> **What you will do**: Look below and pull out each line with the word "that".

> **Given information**:

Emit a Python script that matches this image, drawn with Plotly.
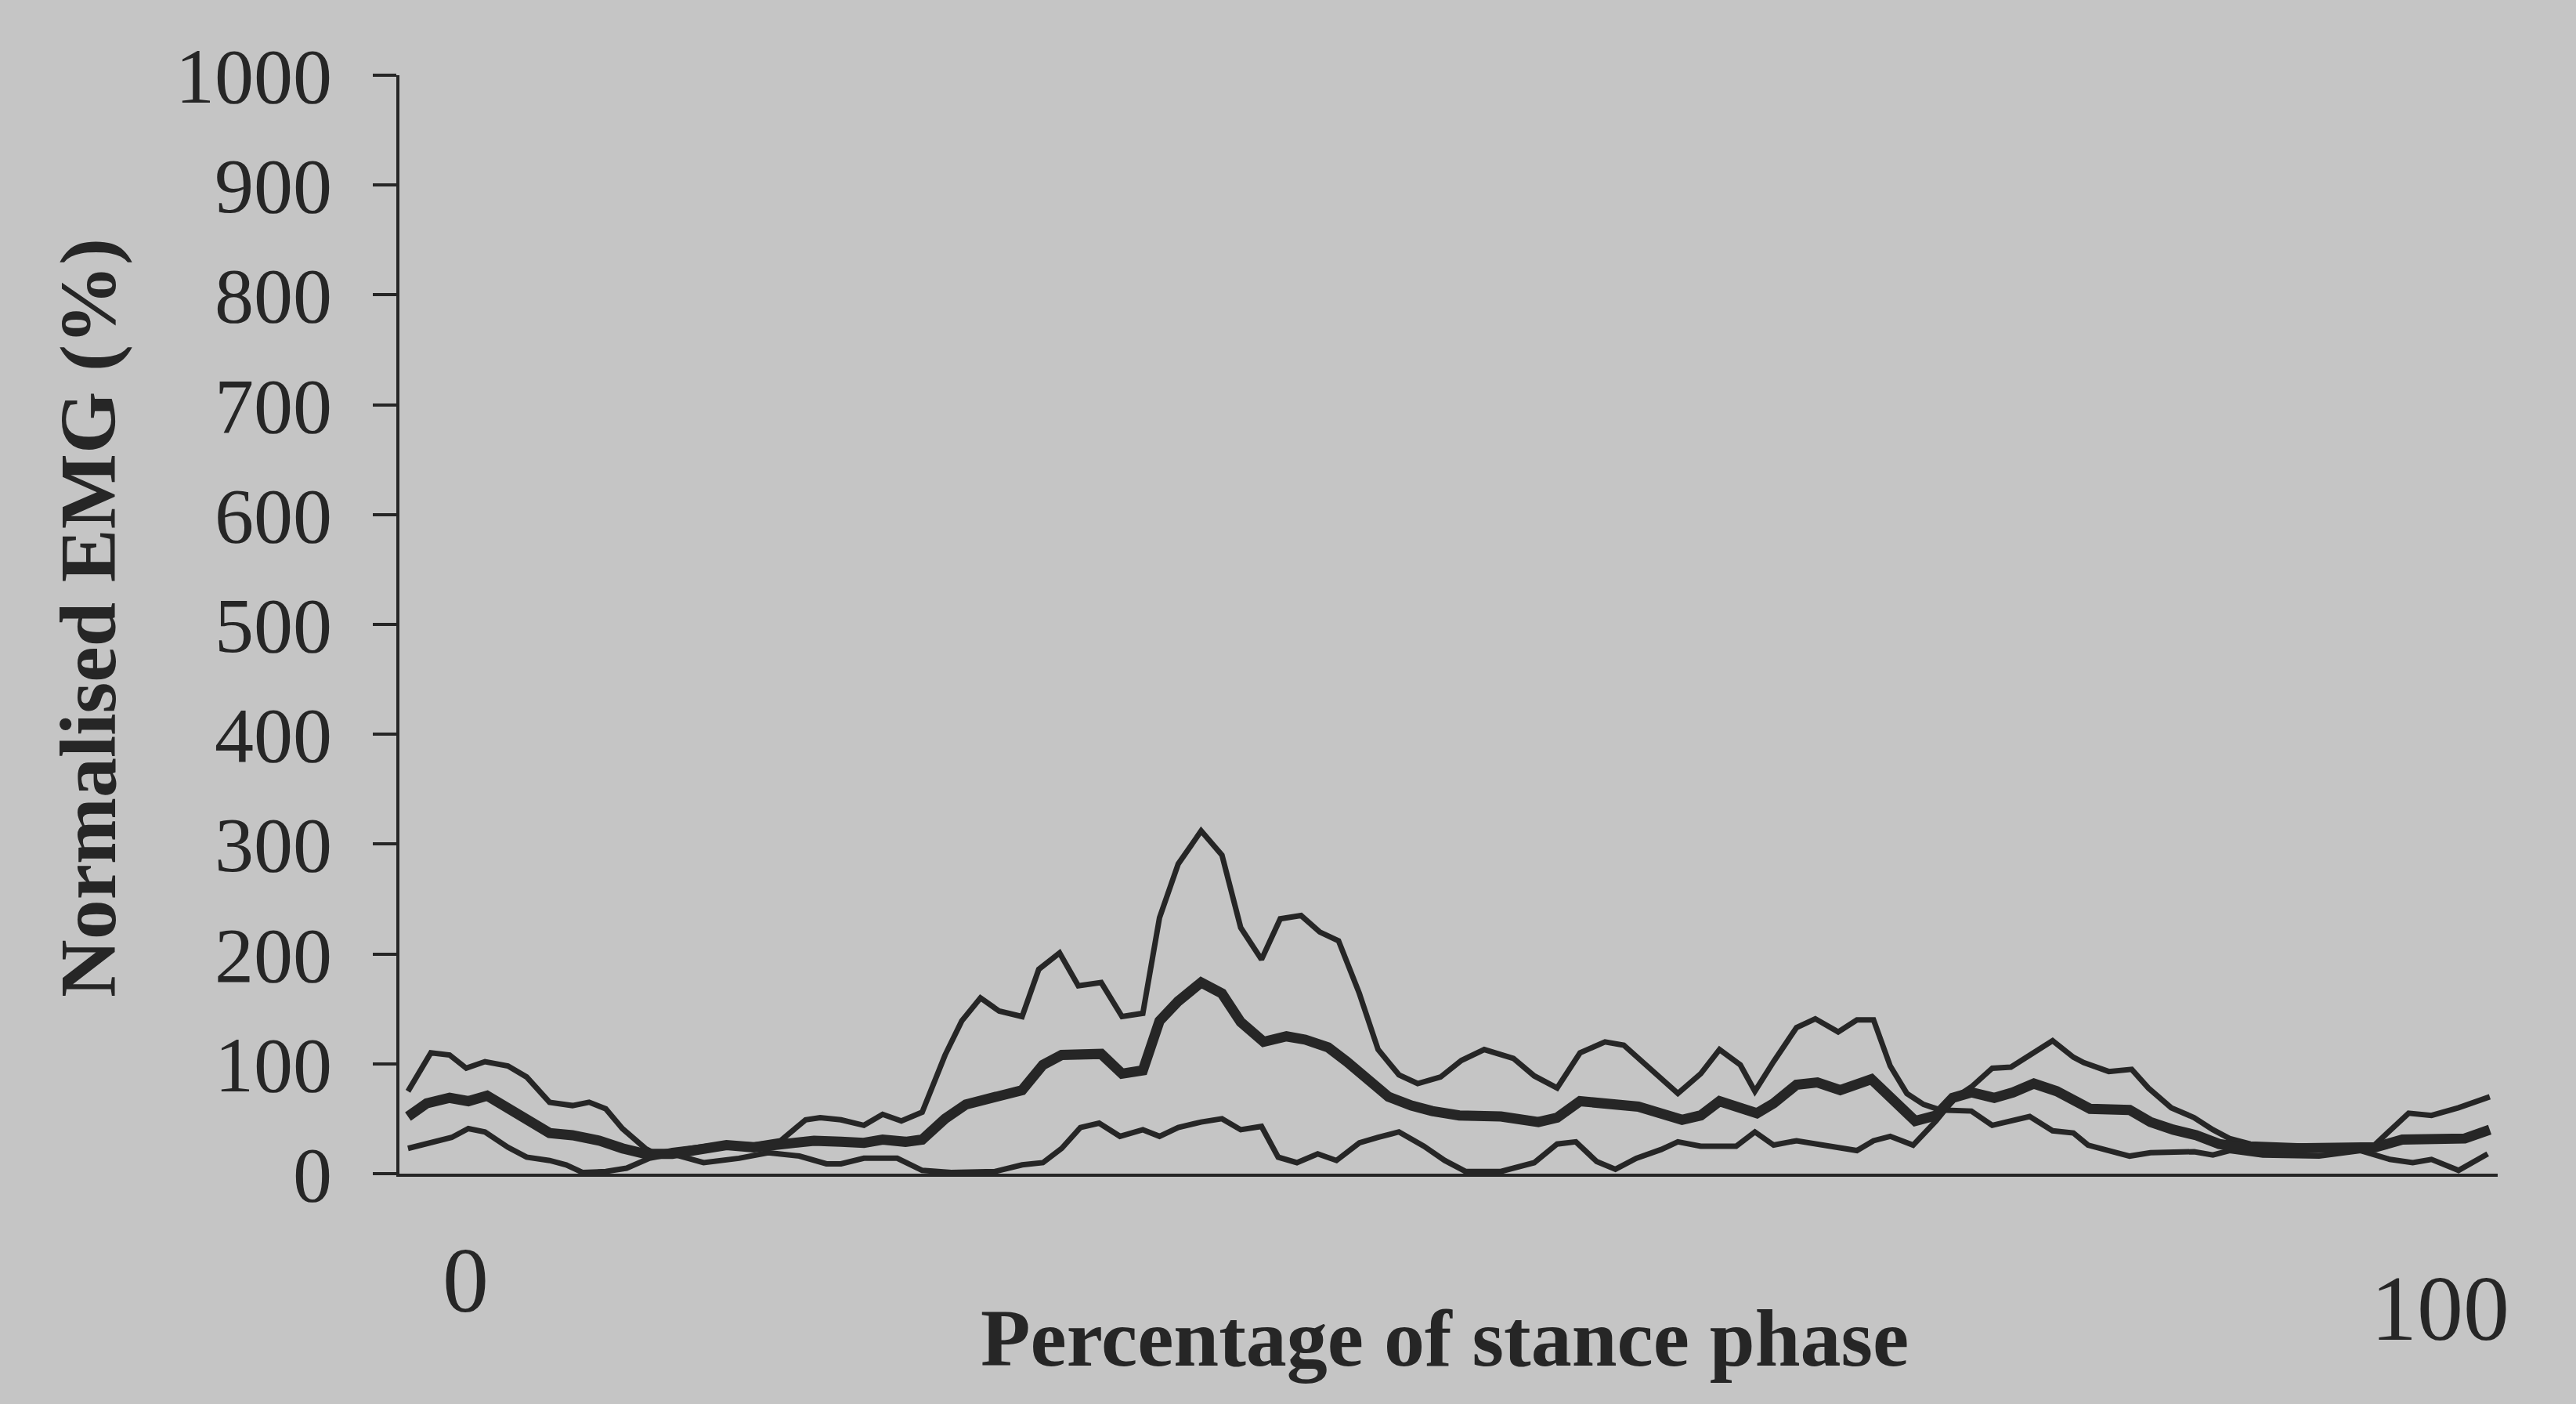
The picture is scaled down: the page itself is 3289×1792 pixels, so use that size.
import plotly.graph_objects as go

# ---------------- data (percentage of stance phase, normalised EMG %) ----------------
curve_a_x = [0, 1.1, 2.0, 2.8, 3.7, 4.8, 5.7, 6.8, 7.9, 8.7, 9.5, 10.3, 11.4, 11.9, 12.7,
             13.9, 15.2, 16.6, 17.9, 19.1, 19.8, 20.8, 21.9, 22.8, 23.7, 24.7, 25.8, 26.6,
             27.5, 28.4, 29.5, 30.3, 31.3, 32.2, 33.3, 34.3, 35.3, 36.1, 37.0, 38.1, 39.1,
             40.0, 41.0, 41.9, 42.9, 43.8, 44.7, 45.7, 46.6, 47.6, 48.5, 49.6, 50.6, 51.7,
             53.1, 54.1, 55.2, 56.3, 57.5, 58.4, 59.3, 61.0, 62.1, 63.0, 64.0, 64.7, 65.6,
             66.7, 67.6, 68.7, 69.6, 70.4, 71.2, 72.0, 72.8, 73.6, 75.1, 76.1, 77.9, 79.0,
             80.0, 80.7, 82.7, 83.7, 85.8, 86.7, 87.5, 89.1, 91.8, 93.8, 95.2, 96.3, 97.2,
             98.5, 99.9]
curve_a_y = [75, 110, 108, 96, 102, 98, 88, 65, 62, 65, 59, 41, 23, 18, 21,
             24, 27, 26, 30, 49, 51, 49, 44, 54, 48, 56, 108, 139,
             160, 148, 143, 186, 201, 171, 174, 143, 146, 233, 282, 312, 290,
             224, 195, 232, 235, 220, 212, 164, 113, 90, 82, 88, 103, 113,
             105, 89, 78, 110, 120, 117, 102, 73, 91, 113, 99, 75, 102,
             133, 141, 129, 140, 140, 98, 73, 63, 58, 57, 44, 52, 39,
             37, 26, 16, 19, 20, 17, 21, 17, 16, 21, 13, 10, 13,
             3, 18]

mean_x = [0, 0.9, 2.0, 2.9, 3.8, 4.9, 5.8, 6.8, 7.9, 9.2, 10.3, 11.4, 12.7, 13.9, 15.3,
          16.6, 17.9, 19.5, 20.8, 21.9, 22.8, 23.9, 24.7, 25.8, 26.8, 28.2, 29.5, 30.5,
          31.4, 33.3, 34.3, 35.3, 36.1, 37.0, 38.1, 39.1, 40.0, 41.1, 42.2, 43.1, 44.2,
          45.1, 46.1, 47.1, 48.2, 49.2, 50.5, 52.5, 54.3, 55.2, 56.3, 57.9, 59.1, 61.2,
          62.1, 63.0, 64.0, 64.8, 65.6, 66.7, 67.7, 68.8, 70.3, 71.2, 72.4, 73.4, 74.2,
          75.1, 76.2, 77.1, 78.1, 79.2, 80.5, 80.8, 82.7, 83.7, 84.8, 85.9, 87.0, 88.5,
          90.5, 92.5, 93.8, 94.5, 95.8, 97.2, 98.8, 100]
mean_y = [52, 64, 69, 66, 71, 58, 48, 37, 35, 30, 23, 18, 18, 22, 26,
          24, 27, 30, 29, 28, 31, 29, 31, 50, 63, 69, 76, 99,
          108, 109, 91, 94, 139, 157, 174, 164, 138, 120, 125, 122, 115,
          102, 85, 70, 62, 57, 53, 52, 47, 51, 66, 62, 61, 49,
          53, 66, 61, 55, 64, 81, 83, 76, 86, 71, 48, 53, 69,
          74, 69, 74, 82, 75, 64, 59, 58, 47, 40, 35, 27, 23,
          23, 23, 22, 24, 31, 31, 32, 40]

curve_b_x = [0, 1.1, 2.1, 2.9, 3.7, 4.8, 5.7, 6.8, 7.6, 8.4, 9.5, 10.5, 11.6, 12.7, 14.2,
             15.9, 17.3, 18.8, 20.1, 20.8, 21.9, 23.5, 24.7, 26.1, 28.2, 29.5, 30.5, 31.4,
             32.3, 33.2, 34.2, 35.3, 36.1, 37.0, 38.1, 39.1, 40.0, 41.0, 41.8, 42.7, 43.7,
             44.6, 45.7, 46.6, 47.6, 48.8, 49.8, 50.8, 52.5, 54.1, 55.2, 56.1, 57.1, 58.0,
             59.0, 60.2, 61.0, 62.1, 63.8, 64.7, 65.6, 66.7, 68.0, 69.6, 70.4, 71.2, 72.3,
             73.4, 74.3, 75.1, 76.1, 77.0, 79.0, 80.0, 80.5, 81.7, 82.8, 83.6, 84.7, 85.8,
             86.7, 87.5, 88.5, 90.5, 92.5, 94.4, 95.2, 96.1, 97.2, 98.5, 100]
curve_b_y = [23, 28, 33, 41, 38, 24, 15, 12, 8, 1, 2, 5, 14, 18, 10,
             14, 19, 16, 9, 9, 14, 14, 3, 1, 2, 8, 10, 23,
             42, 46, 34, 40, 34, 42, 47, 50, 40, 43, 15, 10, 18,
             12, 28, 33, 38, 25, 12, 2, 2, 10, 27, 29, 11, 4,
             14, 22, 29, 25, 25, 38, 26, 30, 26, 21, 30, 34, 26,
             48, 69, 79, 96, 97, 121, 106, 101, 93, 95, 78, 60, 51,
             40, 32, 27, 25, 24, 25, 39, 55, 53, 60, 70]

y_ticks = [0, 100, 200, 300, 400, 500, 600, 700, 800, 900, 1000]
x_tick_labels = ["0", "100"]
x_title = "Percentage of stance phase"
y_title = "Normalised EMG (%)"

# ---------------- styling ----------------
W, H = 3289, 1792
L, R, T, B = 510, 100, 96, 294
BG = "#c5c5c5"
INK = "#262626"
SERIF = "Liberation Serif, Times New Roman, serif"

fig = go.Figure()
for xs, ys, w in [(curve_a_x, curve_a_y, 7), (curve_b_x, curve_b_y, 7), (mean_x, mean_y, 13)]:
    fig.add_trace(go.Scatter(x=xs, y=ys, mode="lines",
                             line=dict(color=INK, width=w, shape="linear"),
                             showlegend=False, hoverinfo="skip"))

pw = W - L - R
ph = H - T - B


def px(xp):
    return (xp - L) / pw


def py(yp):
    return (H - B - yp) / ph


fig.update_layout(
    width=W, height=H,
    margin=dict(l=L, r=R, t=T, b=B),
    paper_bgcolor=BG, plot_bgcolor=BG,
    xaxis=dict(range=[-0.41, 100.38], showgrid=False, zeroline=False,
               showticklabels=False, ticks="", showline=True,
               linecolor=INK, linewidth=4),
    yaxis=dict(range=[0, 1000], tickvals=y_ticks, showgrid=False, zeroline=False,
               ticks="outside", ticklen=30, tickwidth=4, tickcolor=INK,
               showline=True, linecolor=INK, linewidth=4,
               tickfont=dict(family=SERIF, size=100, color=INK),
               ticklabelstandoff=32),
    annotations=[
        dict(text=x_tick_labels[0], xref="paper", yref="paper", x=px(594), y=py(1634),
             showarrow=False, font=dict(family=SERIF, size=118, color=INK),
             xanchor="center", yanchor="middle"),
        dict(text=x_tick_labels[1], xref="paper", yref="paper", x=px(3115), y=py(1670),
             showarrow=False, font=dict(family=SERIF, size=118, color=INK),
             xanchor="center", yanchor="middle"),
        dict(text="<b>" + x_title + "</b>", xref="paper", yref="paper", x=px(1844), y=py(1708),
             showarrow=False, font=dict(family=SERIF, size=104, color=INK),
             xanchor="center", yanchor="middle"),
        dict(text="<b>" + y_title + "</b>", xref="paper", yref="paper", x=px(112), y=py(789),
             showarrow=False, textangle=-90, font=dict(family=SERIF, size=102, color=INK),
             xanchor="center", yanchor="middle"),
    ],
)

fig.write_html("out.html",
               config={"displayModeBar": False, "staticPlot": True},
               post_script="document.body.style.margin='0';document.body.style.background='#c5c5c5';")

> **Answer below**:
Emit a Python script that matches this image, drawn with Plotly.
The picture is scaled down: the page itself is 3289×1792 pixels, so use that size.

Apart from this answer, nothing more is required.